From another forum post that was last editted Mar 12 2007 - http://forums.d2jsp.org/topic.php?t=6700253&f=225

Lobster is 180-210. I'm still looking, but its looking fairly consistent...)

 

Lets take a look at lobbie prices...

 

Their drop was timed pretty closely to the end of RWT like you said. This caused a major oversupply and the dropping prices basically forced people to sell their lobbies or wait for "tomorrow" when buying them. The snowball was rolling. It's also noticeable that the GE (which came around the same time) offered a chance for people to sell their lobsters in smaller amounts too. This offered a new chance for lower leveled people and for those who didn't feel like fishing 1k, 5k or 10k lobbies at once or who didn't want to sell them in small amounts. This meant an increased supply, despite it may look small at first: as enough small things combine, the result is something relatively big.

 

Also importantly, summoning was released and "fixed". This meant that bunyips and unicorns dropped the need for training food, which is argueably what lobbies are mainly used for. It's probably worth mentioning that the people who get a hold of these beasts at the first months were mainly those, who would have bought their food in masses too.

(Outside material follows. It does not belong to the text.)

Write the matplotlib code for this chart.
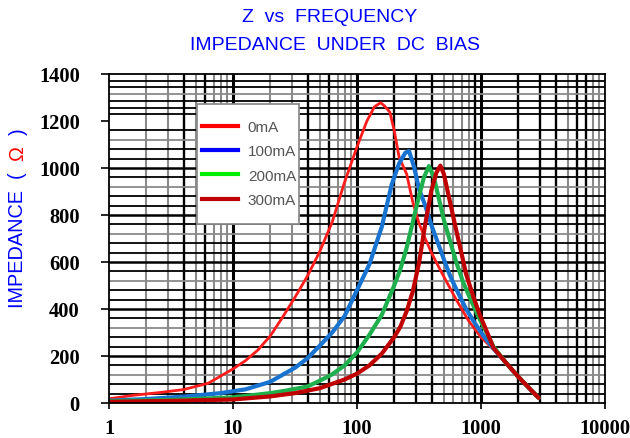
import numpy as np
import matplotlib
matplotlib.use("Agg")
import matplotlib.pyplot as plt
from matplotlib.lines import Line2D
from matplotlib.patches import Rectangle

# ---------------- data ----------------
series_labels = ["0mA", "100mA", "200mA", "300mA"]

f_0mA = [1, 1.585, 2.512, 3.981, 6.31, 10, 12.59, 15.85, 19.95, 25.12, 31.62, 39.81,
         50.12, 63.1, 79.43, 100, 120.2, 138, 154.9, 166, 184, 199.5, 218.8, 251.2,
         281.8, 316.2, 354.8, 398.1, 446.7, 501.2, 631, 794.3, 1000, 1259, 1585,
         1995, 2512, 2917]
z_0mA = [18, 33, 44, 57, 84, 145, 180, 225, 285, 365, 450, 540,
         645, 770, 940, 1090, 1200, 1260, 1278, 1265, 1238, 1160, 1045, 975,
         855, 765, 700, 640, 588, 538, 440, 350, 280, 228, 172,
         112, 57, 22]

f_100mA = [1, 1.995, 3.981, 7.943, 12.59, 19.95, 31.62, 39.81, 50.12, 63.1, 79.43,
           100, 125.9, 158.5, 190.5, 218.8, 245.5, 263, 288.4, 316.2, 354.8, 398.1,
           446.7, 501.2, 562.3, 631, 758.6, 891.3, 1047, 1259, 1585, 1995, 2512, 2917]
z_100mA = [10, 17, 27, 42, 58, 90, 150, 190, 244, 300, 370,
           480, 590, 750, 930, 1020, 1065, 1072, 1005, 911, 840, 757,
           685, 612, 542, 485, 400, 340, 286, 232, 172, 112, 57, 22]

f_200mA = [1, 3.162, 10, 19.95, 26.3, 31.62, 39.81, 50.12, 63.1, 79.43, 100, 125.9,
           158.5, 199.5, 223.9, 251.2, 281.8, 316.2, 346.7, 380.2, 416.9, 457.1,
           501.2, 562.3, 631, 717.8, 794.3, 977.2, 1122, 1259, 1585, 1995, 2512, 2917]
z_200mA = [8, 13, 24, 42, 52, 60, 70, 95, 122, 160, 215, 290,
           375, 500, 570, 660, 770, 880, 960, 1008, 960, 870,
           780, 690, 600, 514, 460, 355, 295, 240, 172, 112, 57, 22]

f_300mA = [1, 3.162, 10, 19.95, 31.62, 50.12, 79.43, 100, 125.9, 158.5, 199.5, 223.9,
           251.2, 281.8, 316.2, 354.8, 398.1, 436.5, 469.9, 501.2, 549.5, 631,
           707.9, 758.6, 871, 977.2, 1122, 1259, 1585, 1995, 2512, 2917]
z_300mA = [5, 9, 15, 28, 42, 63, 100, 125, 160, 210, 280, 325,
           390, 475, 595, 760, 905, 980, 1010, 975, 880, 735,
           620, 548, 450, 375, 300, 235, 172, 112, 57, 22]

x_ticks = [1, 10, 100, 1000, 10000]
x_ticklabels = ["1", "10", "100", "1000", "10000"]
y_ticks = [0, 200, 400, 600, 800, 1000, 1200, 1400]
y_ticklabels = ["0", "200", "400", "600", "800", "1000", "1200", "1400"]

# ---------------- style ----------------
W, H = 630, 439
fig = plt.figure(figsize=(W / 100, H / 100), dpi=100)
L, R, T, B = 109, 605, 75, 404
ax = fig.add_axes([L / W, 1 - B / H, (R - L) / W, (B - T) / H])
ax.set_xscale("log")
ax.set_xlim(1, 10000)
ax.set_ylim(0, 1400)

# grid (scanned-chart look: mix of black and grey lines)
GREY = "#8a8a8a"
dec_patterns = [
    "ggkgkggg",   # 1..10  (2..9)
    "ggkgkggg",   # 10..100
    "kkkggggk",   # 100..1000
    "kkkgkkgg",   # 1000..10000
]
for d, pat in enumerate(dec_patterns):
    base = 10 ** d
    for m, c in zip(range(2, 10), pat):
        if c == "k":
            ax.axvline(base * m, color="black", lw=1.7, zorder=1)
        else:
            ax.axvline(base * m, color=GREY, lw=1.5, zorder=1)
for d in range(1, 4):
    ax.axvline(10 ** d, color="black", lw=2.2, zorder=1)

h_lines = list(np.arange(40, 1200, 40)) + [1200 + k * 200 / 7 for k in range(1, 7)]
hcols = ["black", "black", GREY, "black", "black"]
for i, yv in enumerate(h_lines):
    if yv % 200 == 0:
        ax.axhline(yv, color="black", lw=1.8, zorder=1)
    else:
        ax.axhline(yv, color=hcols[i % len(hcols)], lw=1.3, zorder=1)

# curves
curve_colors = ["#ff1c1c", "#1874d0", "#1fb04e", "#c00000"]
curve_lw = [2.0, 3.0, 3.0, 3.0]
for f, z, c, lw in zip([f_0mA, f_100mA, f_200mA, f_300mA],
                       [z_0mA, z_100mA, z_200mA, z_300mA],
                       curve_colors, curve_lw):
    ax.plot(f, z, color=c, lw=lw, zorder=3, solid_capstyle="round",
            solid_joinstyle="round")

# spines / ticks
for s in ax.spines.values():
    s.set_color("black")
    s.set_linewidth(1.3)
    s.set_zorder(6)
ax.set_xticks(x_ticks)
ax.set_xticklabels(x_ticklabels)
ax.set_yticks(y_ticks)
ax.set_yticklabels(y_ticklabels)
ax.xaxis.set_minor_locator(matplotlib.ticker.NullLocator())
tickfont = dict(family="Liberation Serif", weight="bold", size=14.8)
for lab in ax.get_xticklabels() + ax.get_yticklabels():
    lab.set_fontproperties(matplotlib.font_manager.FontProperties(**tickfont))
ax.tick_params(axis="y", direction="out", length=6, width=1.2, pad=15, colors="black")
ax.tick_params(axis="x", direction="out", length=4, width=1.2, pad=7, colors="black")

# legend box (drawn manually) and legend entries
lx0, lx1, ly0, ly1 = 197, 299, 105, 225
ax.add_patch(Rectangle(((lx0 - L) / (R - L), (B - ly1) / (B - T)),
                       (lx1 - lx0) / (R - L), (ly1 - ly0) / (B - T),
                       transform=ax.transAxes, facecolor="white",
                       edgecolor="#8c8c8c", lw=1.3, zorder=7))
legend_colors = ["#ff0000", "#0000ff", "#00ee00", "#c00000"]
handles = [Line2D([0], [0], color=c, lw=3) for c in legend_colors]
leg = ax.legend(handles, series_labels, loc="upper left",
                bbox_to_anchor=((202 - L) / (R - L), (B - 121) / (B - T)),
                frameon=False, borderpad=0, borderaxespad=0,
                handlelength=2.35, handletextpad=0.65, labelspacing=0.68,
                prop=dict(family="Liberation Sans", size=11))
leg.set_zorder(8)
for t in leg.get_texts():
    t.set_color("#555555")

# title
title_font = dict(family="Liberation Sans", size=14, color="blue")
fig.text(330 / W, 1 - 18 / H, "Z  vs  FREQUENCY", ha="center", va="center", **title_font)
fig.text(335 / W, 1 - 45 / H, "IMPEDANCE  UNDER  DC  BIAS", ha="center", va="center", **title_font)

# y label: IMPEDANCE ( Ω ) with red Ω
renderer = fig.canvas.get_renderer()
xl = 18 / W
y0 = 1 - 308 / H
parts = [("IMPEDANCE  (", "blue"), ("  Ω  ", "red"), (")", "blue")]
for txt, col in parts:
    t = fig.text(xl, y0, txt, rotation=90, ha="center", va="bottom",
                 color=col, family=["Liberation Sans", "DejaVu Sans"], size=14.3)
    bb = t.get_window_extent(renderer)
    y0 += bb.height / H

fig.savefig("out.png", dpi=100, facecolor="white")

Same time GE made buying anchovy pizzas easier, meaning there was less demand for lobbies in f2p: the demand of anchovy pizzas dropped the demand of swordfish and this made swordish a reasonable method for many players. This affected to the demand of lobsters as for cooks, swordfish became a proper alternative.

 

For the last lobbie rise, just look at the dates and compare it to anchovy pizzas. When Jagex stopped the "infinity stock stores", the anchovy pizzas skyrocketed. As you couldn't get them as easily as earlier and there was a huge demand for them due pkin, it was obvious that their prices rose. We can see from the GE charts that the rise of lobbies started during the same time: people needed alternatives for pizzas and thus increased the demand of other food. Could also mention that apple pies for example took a small jump there (and stabilized quickly to 40-50% higher than were they were) as they were used as one alternative. It doesn't require an iq of 180 to figure out that the chance in supply of one item can affect to the demand of another.

 

It's more than likely that soon the demand of anchovy pizzas will drop due them being too expensive to be efficent in masses, a lot will be dumped (I for example have quite a few thousands banked and I know many other pkers have too) and thus the snowball is ready. I'd be ready to bet that without an update the price won't go anywhere close to the "original" one, but I see no reason why would they be impossible to buy at 2.2k per in a long run. They aren't that supreme after all and there are alternatives that are still as easy to get as they were before.